Regardless of your area of expertise, there is always room for improvement. This is especially true if you’re a professional in the performing arts. It’s nearly impossible to be happy with constant rehearsals. There are bound to be days when you’re not at one hundred percent or maybe not even at fifty percent. On those days, rehearsing for a play or a dance performance for the 25th time can be heart-wrenching, to say the least.
Making the investment
Yet, as a true performer who sees the big picture, it’s important to understand that it’s about being perfect. It’s not just about giving a “good” performance. It’s about living out the performance and embodying every musical note and step, and making it part of your soul. That’s the difference between being good and being great.
“Making a commitment to practice is essential to maximize the impact of training. After all, practice is the only way to become proficient in a new skill or behavior,” says HarvardBusiness.org
Each and every moment you spend in practice builds up to the spectacle of your final performance. If art is the expression of your natural creative skills and your imagination, then practice is the journey toward your moment of ultimate enlightenment. The ultimate goal should not be to execute a well-rehearsed piece, but to dissolve the line between the performer and the performance.
Enlightening through practice
There’s a story about the great Confucius that highlights the theme of practicing to perfection. Confucius loved playing the Chinese lute. He was a good student and enjoyed the time he spent with his beloved instrument. One day, his teacher came to him with a fresh piece of music. Confucius was delighted and pounced on it with joy. He practiced the notes over and over until he had it thoroughly memorized.
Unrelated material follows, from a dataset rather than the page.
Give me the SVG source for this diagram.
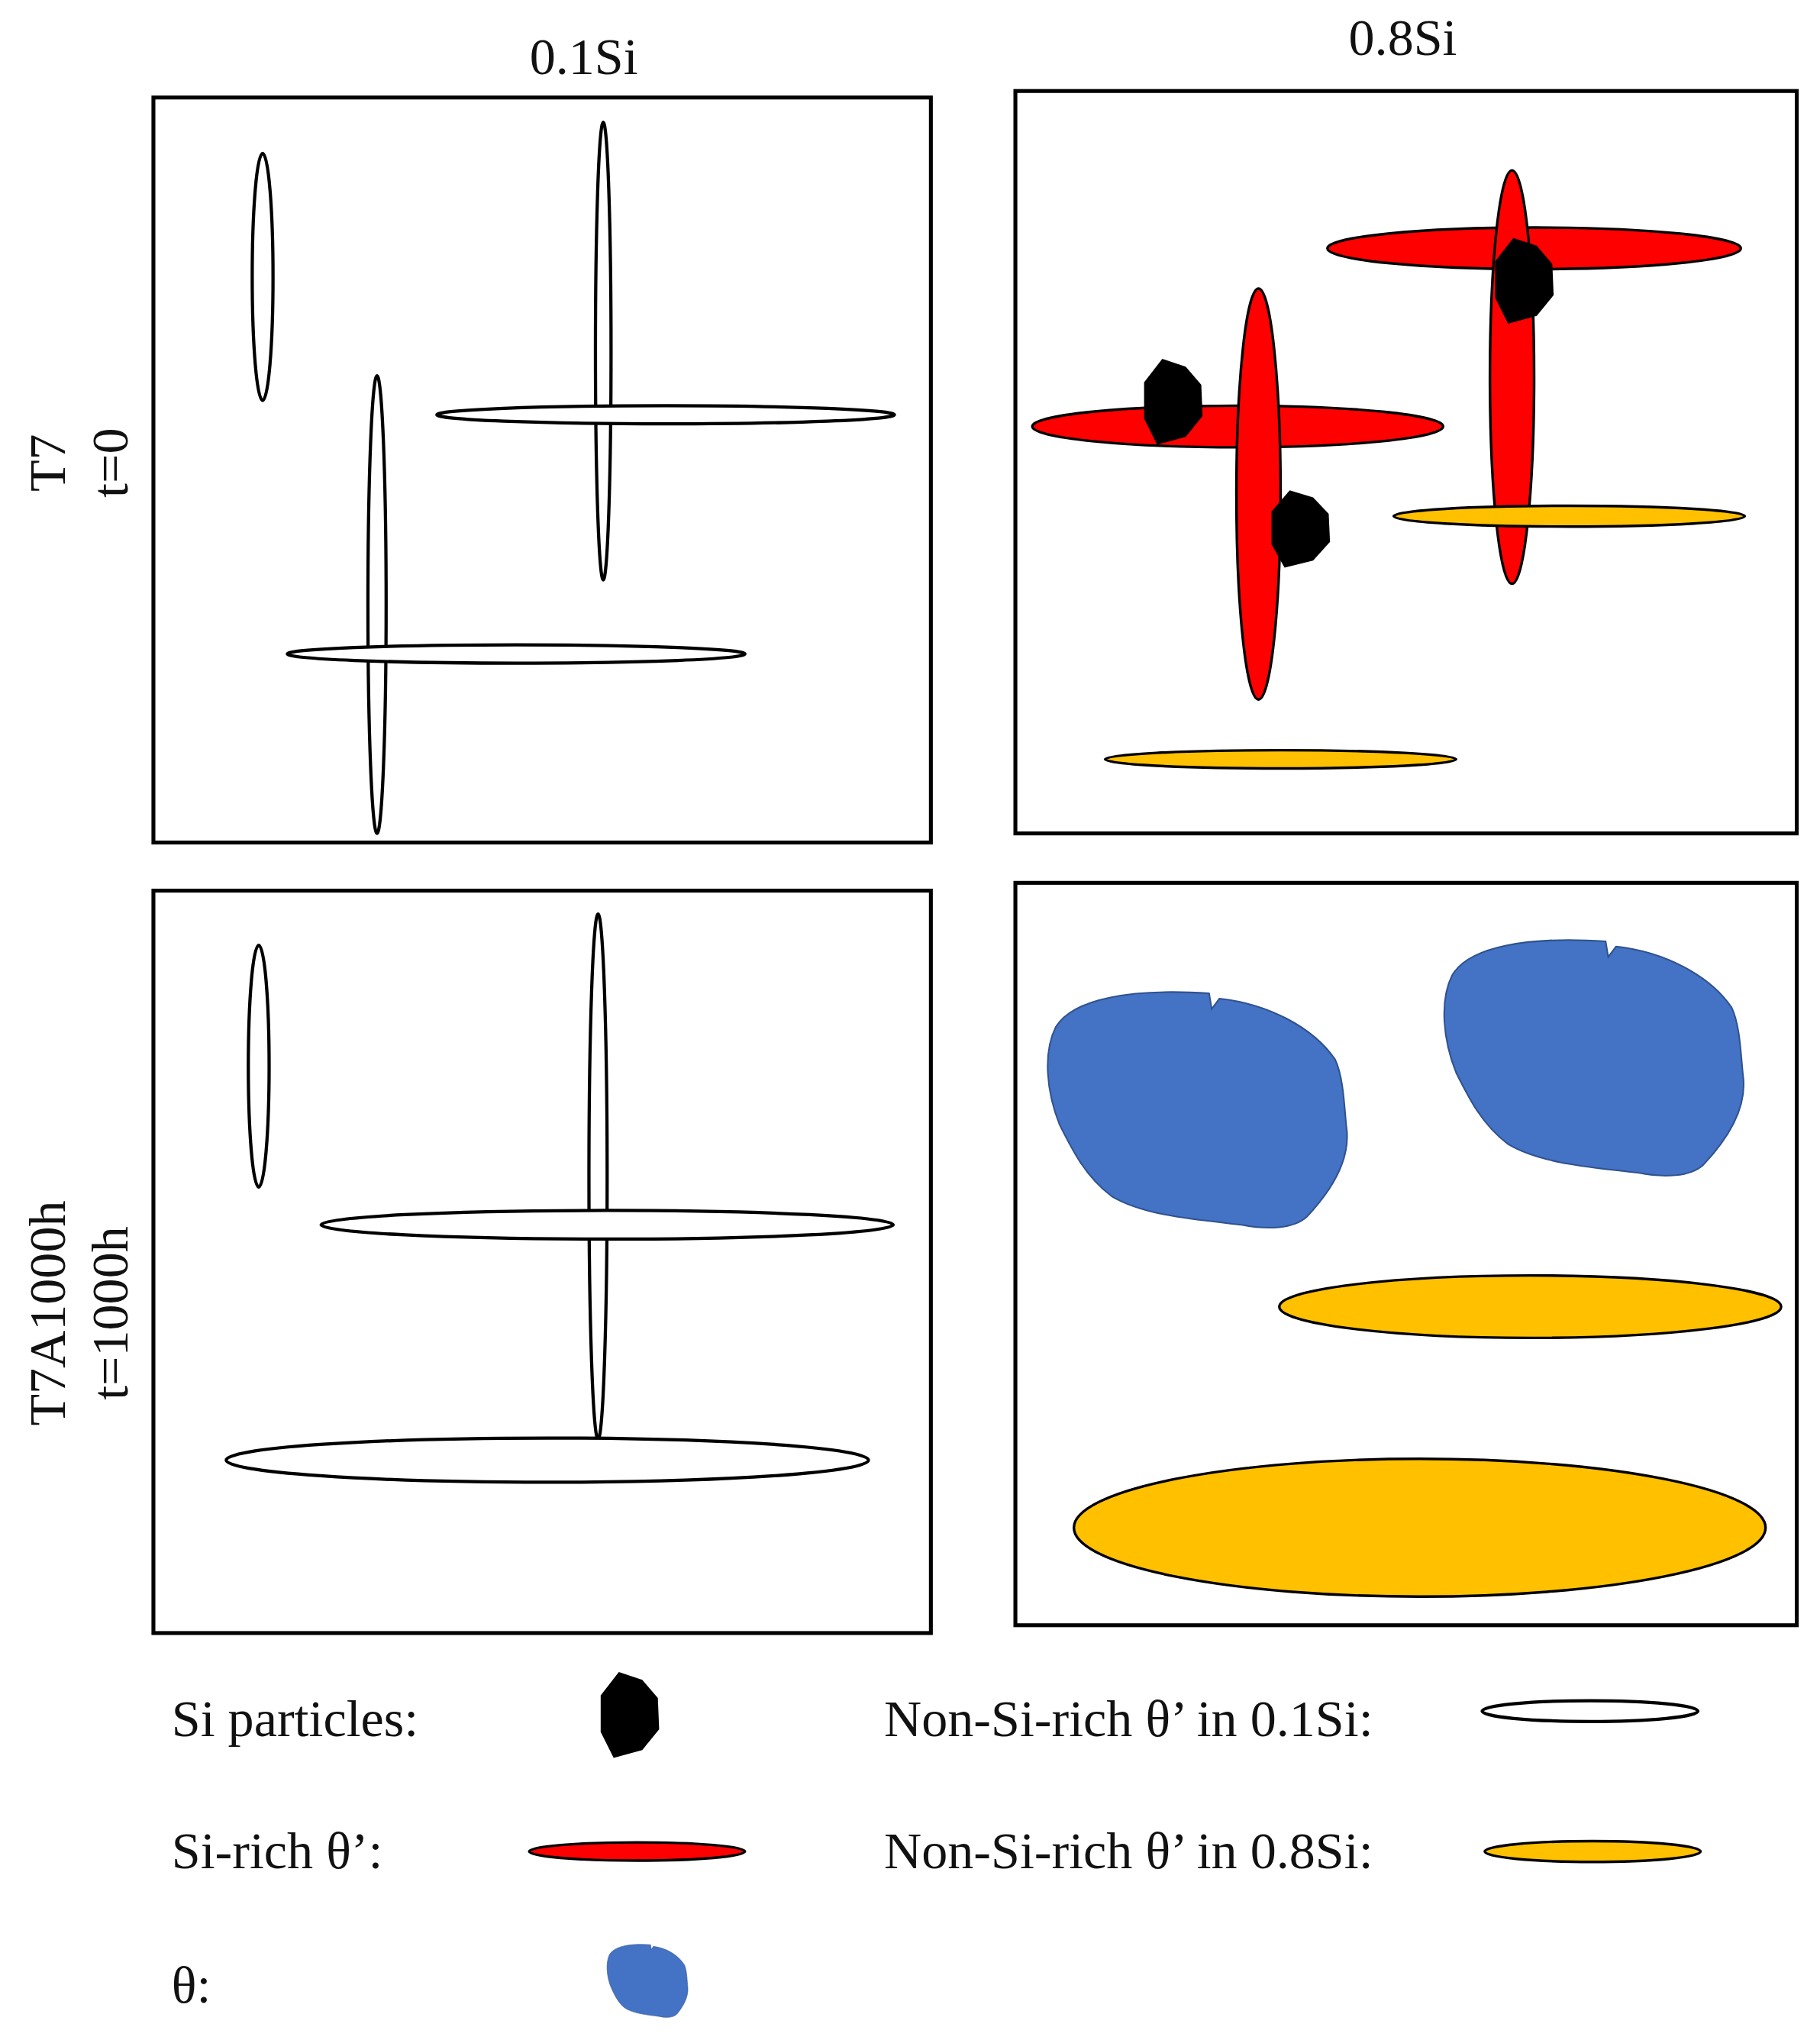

The teacher returned the next day with another piece for Confucius to play. However, Confucius was still immersed in the song from the previous day. Confucius told his teacher that although he had mastered the notes of the song, he still needed to understand the musical expressions it conveyed. The teacher smiled and left his student again.
This time, the teacher observed Confucius as he continued to practice the song on his lute over and over again. Over several days, Confucius took his time to understand the dynamics and the way in which the song had been phrased.
Soon after, the teacher returned to his pupil to find him still playing the song and pausing to think from time to time. The teacher felt he was ready to move on to the next piece and mentioned the same to Confucius. Confucius apologized to his teacher and told him that he still needed to understand the true meaning hidden behind the music and he continued to practice. Yet again, the teacher approached him after a few days to find him sitting in deep contemplation, eyes closed, still playing the song. He told his teacher that he needed to understand the composer and his state of mind.
When the teacher returned, he found Confucius had finally laid his lute to rest and had his head bowed low in meditation. He told his teacher that he knew the man who composed the song, explained his physical features, his dreams. He finally asked his teacher whether the song was composed by the King himself. The teacher was amazed and replied in the affirmative.
According to modacity: “Effective practice means actually going in the direction you want to go, and doing so in a relatively efficient manner. That means setting goals and actively pursuing them. Sometimes those goals can be small — like a specific skill. Other times they can be big picture goals. Either way, setting goals and practicing specifically to achieve those goals maximizes your time, efficiency, and ultimately will give you the best chance of achieving those goals.”